A Visit to Washington, D.C. by Jill Krementz (1987)

I adored the Jill Krementz books A Very Young Dancer and A Very Young Gymnast when I was a kid. (I still have my childhood copies!) At the end of our year in Maryland, my parents gave me this book by Krementz with a personalized inscription from the author! The book follows six-year-old Matt as he shows readers around his hometown, including monuments, memorials, the botanic gardens, the National Museum of Natural History, the Air and Space Museum, and the National Gallery of Art. Krementz’s photos are, as always, rich and intriguing.

You Can’t Take a Balloon into the Metropolitan Museum by Jacqueline Preiss Weitzman and Robin Preiss Glasser (1998)

This wordless book is a delight from cover to cover. A kid and her grandparent are going to the Metropolitan Museum. The security guard stops her from bringing in a balloon and promises to take care of it. The balloon gets away from him, and he must chase after it. The parallel stories of the quest for the balloon and the art in the museum then unfold. Each spread has so many details to explore.

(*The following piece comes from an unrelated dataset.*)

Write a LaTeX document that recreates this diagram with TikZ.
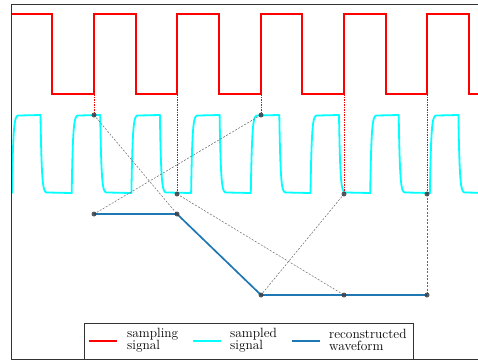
\documentclass[tikz,border=0pt]{standalone}
\usepackage{xcolor}
\definecolor{mplblue}{RGB}{31,119,180}
\definecolor{dotgray}{RGB}{58,63,68}
\definecolor{sigred}{RGB}{255,0,0}
\definecolor{sigcyan}{RGB}{0,255,255}
\begin{document}
\begin{tikzpicture}[x=1pt,y=-1pt,
  redsig/.style={sigred,line width=1.7pt,line join=miter},
  cyansig/.style={sigcyan,line width=1.8pt,line cap=round,line join=round},
  recon/.style={mplblue,line width=1.7pt},
  reddash/.style={sigred,line width=0.9pt,dash pattern=on 1.5pt off 1pt},
  graydash/.style={black!60,line width=0.5pt,dash pattern=on 2pt off 1.5pt},
  dot/.style={circle,fill=dotgray,fill opacity=0.85,inner sep=0pt,minimum size=5pt},
  frame/.style={black!80,line width=0.9pt},
  legtext/.style={align=left,anchor=west,inner sep=0pt,font=\fontsize{13.4}{12.5}\selectfont}]
\useasboundingbox (0,0) rectangle (478,362);
\begin{scope}
\clip (11,4) rectangle (478,359);
\draw[redsig] (11,14) -- (52,14) -- (52,94) -- (94,94) -- (94,14) -- (136,14) -- (136,94)
  -- (177,94) -- (177,14) -- (219,14) -- (219,94) -- (261,94) -- (261,14) -- (302,14)
  -- (302,94) -- (344,94) -- (344,14) -- (386,14) -- (386,94) -- (427,94) -- (427,14)
  -- (469,14) -- (469,94) -- (490,94);
\foreach \k in {0,...,8} {
  \pgfmathsetmacro\rr{12+59.7*\k}
  \pgfmathsetmacro\re{\rr+6}
  \pgfmathsetmacro\ff{40.5+59.7*\k}
  \pgfmathsetmacro\fe{\ff+6}
  \pgfmathsetmacro\nn{12+59.7*(\k+1)}
  \draw[cyansig] plot[domain=\rr:\re,samples=30] (\x,{115+78*exp(-(\x-\rr)/1.2)})
    -- (\ff,115) -- plot[domain=\ff:\fe,samples=30] (\x,{193-78*exp(-(\x-\ff)/1.2)})
    -- (\nn,193);
}
\end{scope}
% sample and reconstruction points
\coordinate (e1) at (94,94);
\coordinate (e2) at (177,94);
\coordinate (e3) at (261,94);
\coordinate (e4) at (344,94);
\coordinate (e5) at (427,94);
\coordinate (s1) at (94,115);
\coordinate (s2) at (177,194);
\coordinate (s3) at (261,115);
\coordinate (s4) at (344,194);
\coordinate (s5) at (427,194);
\coordinate (q1) at (94,214);
\coordinate (q2) at (177,214);
\coordinate (q3) at (261,295);
\coordinate (q4) at (344,295);
\coordinate (q5) at (427,295);
\foreach \i in {1,...,5} { \draw[reddash] (e\i) -- (s\i); }
\draw[graydash] (s1) -- (q2);
\draw[graydash] (s3) -- (q1);
\draw[graydash] (s2) -- (q4);
\draw[graydash] (s4) -- (q3);
\draw[graydash] (s5) -- (q5);
\draw[recon] (q1) -- (q2) -- (q3) -- (q4) -- (q5);
\foreach \i in {1,...,5} {
  \node[dot] (ds\i) at (s\i) {};
  \node[dot] (dq\i) at (q\i) {};
}
% legend
\draw[frame,fill=white] (84,323) rectangle (413,359);
\coordinate (la1) at (89,341);  \coordinate (lb1) at (117,341);
\coordinate (la2) at (193,341); \coordinate (lb2) at (221,341);
\coordinate (la3) at (292,341); \coordinate (lb3) at (320,341);
\draw[redsig] (la1) -- (lb1);
\draw[sigcyan,line width=1.8pt] (la2) -- (lb2);
\draw[recon] (la3) -- (lb3);
\node[legtext] (t1) at (127,340) {sampling\\signal};
\node[legtext] (t2) at (230,340) {sampled\\signal};
\node[legtext] (t3) at (329,340) {reconstructed\\waveform};
% frame
\draw[frame] (490,4) -- (11,4) -- (11,359) -- (490,359);
\end{tikzpicture}
\end{document}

Art & Max by David Wiesner (2010)

Art and Max are lizards. Art is a skilled painter. Max wants to learn. Art suggests that Max paint him as a subject. Max misunderstands and applies paint to Art’s body. Chaos, with references to different styles and periods of art, ensues, until all that is left of Art is a line. Max must reconstruct Art from scratch. Art ends up a pointillist masterpiece. Very fun and charming.

Imagine! by Raúl Colón (2018)

This wordless book shows a kid skateboarding through the city to the Museum of Modern Art. Inside, he connects with the art so much that it comes to life and explores the museum and the city with him. Back at home, he paints a mural of the characters from the paintings he saw. A paean to the city and its art.